We can write also a simple function to print the value function in a readable way: 

In [9]:
def print_state_value_function(V, P, n_cols=4, prec=3, title='State-value function:'):
    print(title)
    for s in range(len(P)):
        v = V[s]
        print("| ", end="")
        if np.all([done for action in P[s].values() for _, _, _, done in action]):
            print("".rjust(9), end=" ")
        else:
            print(str(s).zfill(2), '{}'.format(np.round(v, prec)).rjust(6), end=" ")
        if (s + 1) % n_cols == 0: print("|")

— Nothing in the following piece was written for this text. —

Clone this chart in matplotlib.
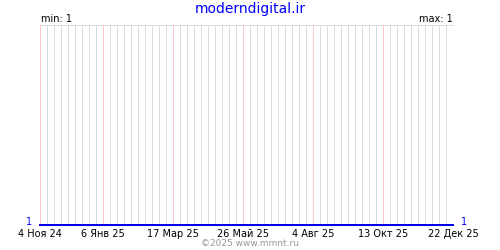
import numpy as np
import pandas as pd
import matplotlib.pyplot as plt
import matplotlib.transforms as mtransforms
import datetime as dt

## data
dates = [dt.date(2024, 11, 4), dt.date(2025, 12, 22)]
values = [1, 1]
tick_dates = [dt.date(2024, 11, 4), dt.date(2025, 1, 6), dt.date(2025, 3, 17),
              dt.date(2025, 5, 26), dt.date(2025, 8, 4), dt.date(2025, 10, 13),
              dt.date(2025, 12, 22)]
tick_labels = ["4 Ноя 24", "6 Янв 25", "17 Мар 25", "26 Май 25",
               "4 Авг 25", "13 Окт 25", "22 Дек 25"]
title = "moderndigital.ir"
v_min = 1
v_max = 1

grey = "#dcdcdc"
pink = "#ffc8c8"
px = 72 / 100  # one pixel in points

fig = plt.figure(figsize=(5, 2.5), dpi=100)
ax = fig.add_axes([0.08, 0.1, 0.826, 0.8])

ax.plot(dates, values, color="#0000ee", lw=2 * px, clip_on=False, zorder=5)
ax.set_xlim(dates[0], dates[-1])
ax.set_ylim(1, 2)

# weekly grid, labelled weeks (except the last) in pink
pink_weeks = set(pd.to_datetime(tick_dates[:-1]))
weeks = pd.date_range(dates[0], dates[-1], freq="7D")
for w in weeks:
    c = pink if w in pink_weeks else grey
    ax.axvline(w, color=c, lw=px, antialiased=False, zorder=2 if c == pink else 1)
ax.axhline(2, color=grey, lw=px, antialiased=False, zorder=1, clip_on=False)

ax.set_xticks(tick_dates)
ax.set_xticklabels(tick_labels)
ax.set_yticks([])
ax.tick_params(axis="x", length=0, pad=3, labelsize=7)
for s in ax.spines.values():
    s.set_visible(False)

trans = mtransforms.blended_transform_factory(ax.transAxes, ax.transData)
ax.annotate(str(values[0]), xy=(0, values[0]), xycoords=trans, xytext=(-6, 2),
            textcoords="offset points", color="#0000ee", fontsize=7,
            ha="right", va="center")
ax.annotate(str(values[-1]), xy=(1, values[-1]), xycoords=trans, xytext=(6, 2),
            textcoords="offset points", color="#0000ee", fontsize=7,
            ha="left", va="center")

fig.text(0.5, 0.966, title, color="#0000ff", fontsize=10, ha="center", va="center")
fig.text(0.082, 0.922, "min: %d" % v_min, fontsize=7, ha="left", va="center")
fig.text(0.906, 0.922, "max: %d" % v_max, fontsize=7, ha="right", va="center")
fig.text(0.5, 0.026, "©2025 www.mmnt.ru", color="#999999", fontsize=6.5,
         ha="center", va="center")

fig.savefig("out.png", dpi=100)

Let’s now run policy evaluation for the two policies "Go-get-it" and "Careful" for the FL environment.

In [2]:
import gymnasium as gym

frozen_lake = gym.make('FrozenLake-v1')
P = frozen_lake.env.unwrapped.P
goal_state = 15

LEFT, DOWN, RIGHT, UP = range(4)

In [3]:
go_get_pi = lambda s: {
    0:RIGHT, 1:RIGHT, 2:DOWN, 3:LEFT,
    4:DOWN, 5:LEFT, 6:DOWN, 7:LEFT,
    8:RIGHT, 9:RIGHT, 10:DOWN, 11:LEFT,
    12:LEFT, 13:RIGHT, 14:RIGHT, 15:LEFT
}[s]

In [4]:
careful_pi = lambda s: {
    0:LEFT, 1:UP, 2:UP, 3:UP,
    4:LEFT, 5:LEFT, 6:UP, 7:LEFT,
    8:UP, 9:DOWN, 10:LEFT, 11:LEFT,
    12:LEFT, 13:RIGHT, 14:RIGHT, 15:LEFT
}[s]

In [10]:
V = policy_evaluation(go_get_pi, P, gamma=0.99)
print_state_value_function(V, P, prec=4)

State-value function:
| 00 0.0342 | 01 0.0231 | 02 0.0468 | 03 0.0231 |
| 04 0.0463 |           | 06 0.0957 |           |
| 08  0.094 | 09 0.2386 | 10 0.2901 |           |
|           | 13 0.4329 | 14 0.6404 |           |


In [11]:
V = policy_evaluation(careful_pi, P, gamma=0.99)
print_state_value_function(V, P, prec=4)

State-value function:
| 00 0.4079 | 01 0.3754 | 02 0.3543 | 03 0.3438 |
| 04 0.4203 |           | 06 0.1169 |           |
| 08 0.4454 | 09  0.484 | 10 0.4328 |           |
|           | 13 0.5884 | 14 0.7107 |           |


The Go-get-it policy doesn’t pay well in the FL environment! Whereas the Careful policy is much better.